With her mother’s support and guidance, Rachel founded Let’s Help Kids, a nonprofit company which works alongside teachers and case workers to provide toys and experiences for the children of families who would otherwise not be able to afford life’s little luxuries. Over six years later, Rachel has helped over 2,000 children by providing presents for birthdays and holidays, Halloween costumes, summer camp tuition, swim lessons, and even movie tickets.
It all began with a question of fairness “Why is it fair…?”
Fairness, at its roots, involves a sense of right and wrong, of equity, and of sharing.
Teaching young children this character trait involves bringing abstract concepts into daily tangible experiences.
First and foremost, parents must model fair behaviors for their children by demonstrating kindness and respect to neighbors and strangers alike.
Additionally, parents can play games with their children to teach these concepts.
Professional counselor and author, Christina Steinorth, suggests playing games like “Peek-a-boo” as a way to teach your infant or toddler turn-taking skills.
“Peek-a-boo teaches your child to share through an interactive game—you make an action, your child responds and you respond back with positive reinforcement,” says Steinorth. “It’s a very early concept of give-and-take between two people.” These kinds of introductions enable children to learn about fairness from an early age.
As children grow and mature they begin to understand the concept of fairness on a much deeper level. Encourage this understanding by playing games together, talk about the importance of following the rules of fair play.

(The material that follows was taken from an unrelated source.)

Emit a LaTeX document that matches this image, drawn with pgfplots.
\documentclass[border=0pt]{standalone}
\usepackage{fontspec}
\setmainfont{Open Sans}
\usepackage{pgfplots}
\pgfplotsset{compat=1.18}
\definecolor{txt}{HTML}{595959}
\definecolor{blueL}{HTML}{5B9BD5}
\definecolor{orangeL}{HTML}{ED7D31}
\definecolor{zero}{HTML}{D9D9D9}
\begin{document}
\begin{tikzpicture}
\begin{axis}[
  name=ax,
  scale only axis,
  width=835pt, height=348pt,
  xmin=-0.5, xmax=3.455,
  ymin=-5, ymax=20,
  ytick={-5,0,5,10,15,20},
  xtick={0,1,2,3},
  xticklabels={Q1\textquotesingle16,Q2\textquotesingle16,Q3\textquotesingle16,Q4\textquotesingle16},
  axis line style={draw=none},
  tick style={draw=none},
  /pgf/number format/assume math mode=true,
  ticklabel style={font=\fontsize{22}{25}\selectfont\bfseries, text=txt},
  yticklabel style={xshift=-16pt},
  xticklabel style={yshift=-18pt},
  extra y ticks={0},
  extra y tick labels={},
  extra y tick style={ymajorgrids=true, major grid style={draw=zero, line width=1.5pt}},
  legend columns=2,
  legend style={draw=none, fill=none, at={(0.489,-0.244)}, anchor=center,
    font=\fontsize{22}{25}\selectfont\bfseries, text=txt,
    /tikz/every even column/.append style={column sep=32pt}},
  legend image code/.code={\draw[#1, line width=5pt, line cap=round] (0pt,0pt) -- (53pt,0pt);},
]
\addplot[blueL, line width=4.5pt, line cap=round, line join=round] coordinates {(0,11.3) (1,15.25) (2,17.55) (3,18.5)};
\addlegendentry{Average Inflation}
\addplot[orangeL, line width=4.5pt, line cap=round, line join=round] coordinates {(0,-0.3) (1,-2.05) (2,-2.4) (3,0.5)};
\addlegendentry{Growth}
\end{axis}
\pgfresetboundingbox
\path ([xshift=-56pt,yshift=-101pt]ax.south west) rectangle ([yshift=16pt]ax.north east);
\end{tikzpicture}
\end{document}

As you watch a movie or read a book together, discuss the fair and unfair situations you observe.
Elizabeth Tricomi, PhD, assistant professor and researcher at Rutgers University, suggests these additional tips to help children develop an understanding of fairness:
Express feelings of disgust. Research demonstrates a correlation between childhood aversions and adult advocates. If a child is willing to express disgust (like avoiding “icky foods”) then, as an adult, he is more likely to speak out against injustice in the world.

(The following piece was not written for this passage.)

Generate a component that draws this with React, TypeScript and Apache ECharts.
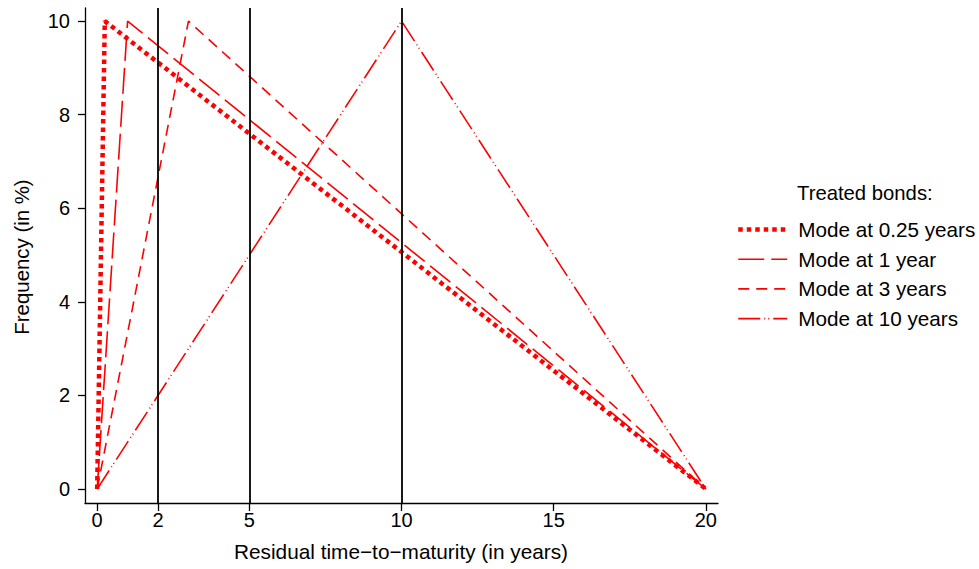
import React, { useEffect, useRef } from "react";
import * as echarts from "echarts";

const seriesNames = ["Mode at 0.25 years", "Mode at 1 year", "Mode at 3 years", "Mode at 10 years"];
const mode025X = [0, 0.25, 20];
const mode025Y = [0, 10, 0];
const mode1X = [0, 1, 20];
const mode1Y = [0, 10, 0];
const mode3X = [0, 3, 20];
const mode3Y = [0, 10, 0];
const mode10X = [0, 10, 20];
const mode10Y = [0, 10, 0];
const xTicks = [0, 2, 5, 10, 15, 20];
const yTicks = [0, 2, 4, 6, 8, 10];
const refLines = [2, 5, 10];

const FONT = '"Liberation Sans", Arial, Helvetica, sans-serif';
const RED = "#ff0000";

const zip = (xs: number[], ys: number[]) => xs.map((x, i) => [x, ys[i]]);

export default function App() {
  const ref = useRef<HTMLDivElement>(null);
  useEffect(() => {
    if (!ref.current) return;
    const chart = echarts.init(ref.current, null, { renderer: "svg" });
    const styles = [
      { width: 4.5, type: [4.5, 4] },
      { width: 1.6, type: [26, 7] },
      { width: 1.6, type: [11, 7] },
      { width: 1.6, type: [22, 4, 1, 3, 1, 4] },
    ];
    const datas = [
      zip(mode025X, mode025Y),
      zip(mode1X, mode1Y),
      zip(mode3X, mode3Y),
      zip(mode10X, mode10Y),
    ];
    const series: any[] = seriesNames.map((name, i) => ({
      name,
      type: "line",
      data: datas[i],
      symbol: "none",
      showSymbol: false,
      z: 3,
      lineStyle: { color: RED, width: styles[i].width, type: styles[i].type, cap: "butt" },
      itemStyle: { color: "rgba(0,0,0,0)", borderWidth: 0 },
    }));
    series.push({
      name: "ref",
      type: "line",
      data: [],
      z: 2,
      markLine: {
        silent: true,
        symbol: ["none", "none"],
        label: { show: false },
        lineStyle: { color: "#000", width: 1.8, type: "solid" },
        data: refLines.map((v) => ({ xAxis: v })),
      },
    });
    chart.setOption({
      animation: false,
      grid: { left: 85, top: 8, width: 633, height: 495, containLabel: false },
      xAxis: {
        type: "value",
        min: -0.4,
        max: 20.4,
        splitLine: { show: false },
        axisLine: { onZero: false, lineStyle: { color: "#000", width: 1.3 } },
        axisTick: { customValues: xTicks, length: 8, lineStyle: { color: "#000", width: 1.3 } },
        axisLabel: { customValues: xTicks, margin: 7, fontSize: 20, color: "#000", fontFamily: FONT },
      },
      yAxis: {
        type: "value",
        min: -0.3,
        max: 10.28,
        splitLine: { show: false },
        axisLine: { show: true, onZero: false, lineStyle: { color: "#000", width: 1.3 } },
        axisTick: { show: true, customValues: yTicks, length: 7, lineStyle: { color: "#000", width: 1.3 } },
        axisLabel: { customValues: yTicks, margin: 15, fontSize: 20, color: "#000", fontFamily: FONT },
      },
      legend: {
        data: seriesNames,
        orient: "vertical",
        left: 736,
        top: 219,
        padding: 0,
        itemWidth: 49,
        itemHeight: 14,
        itemGap: 8.7,
        selectedMode: false,
        lineStyle: { width: "inherit", type: "inherit", color: "inherit" },
        itemStyle: { opacity: 0, color: "rgba(0,0,0,0)", borderWidth: 0 },
        textStyle: { fontSize: 20.7, color: "#000", fontFamily: FONT, padding: [0, 0, 0, 6], lineHeight: 20 },
      },
      graphic: [
        {
          type: "text",
          x: 797,
          y: 193,
          style: {
            text: "Treated bonds:",
            font: `20.3px ${FONT}`,
            fill: "#000",
            align: "left",
            verticalAlign: "middle",
          },
        },
        {
          type: "text",
          x: 22,
          y: 257,
          rotation: Math.PI / 2,
          style: {
            text: "Frequency (in %)",
            font: `20.4px ${FONT}`,
            fill: "#000",
            align: "center",
            verticalAlign: "middle",
          },
        },
        {
          type: "text",
          x: 401,
          y: 551,
          style: {
            text: "Residual time\u2212to\u2212maturity (in years)",
            font: `20.8px ${FONT}`,
            fill: "#000",
            align: "center",
            verticalAlign: "middle",
          },
        },
      ],
      series,
    });
    return () => chart.dispose();
  }, []);
  return (
    <div
      ref={ref}
      style={{ position: "fixed", left: 0, top: 0, width: 979, height: 569, background: "#fff" }}
    />
  );
}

Engage them. Ask questions like, “Was that fair? Why or Why not?” to help children evaluate their own understanding of fairness.
Explain and practice. As your children grow, point out more complex examples of fairness combined with an understanding of injustice. Be willing to step in and intervene when necessary and let your child see you do it.
The children who ask questions like “Why is it fair…?” as Rachel did often go on to do amazing things to make the world a better place. By taking time to focus on fairness in the early years, your child will grow to understand that he, too, can make a difference.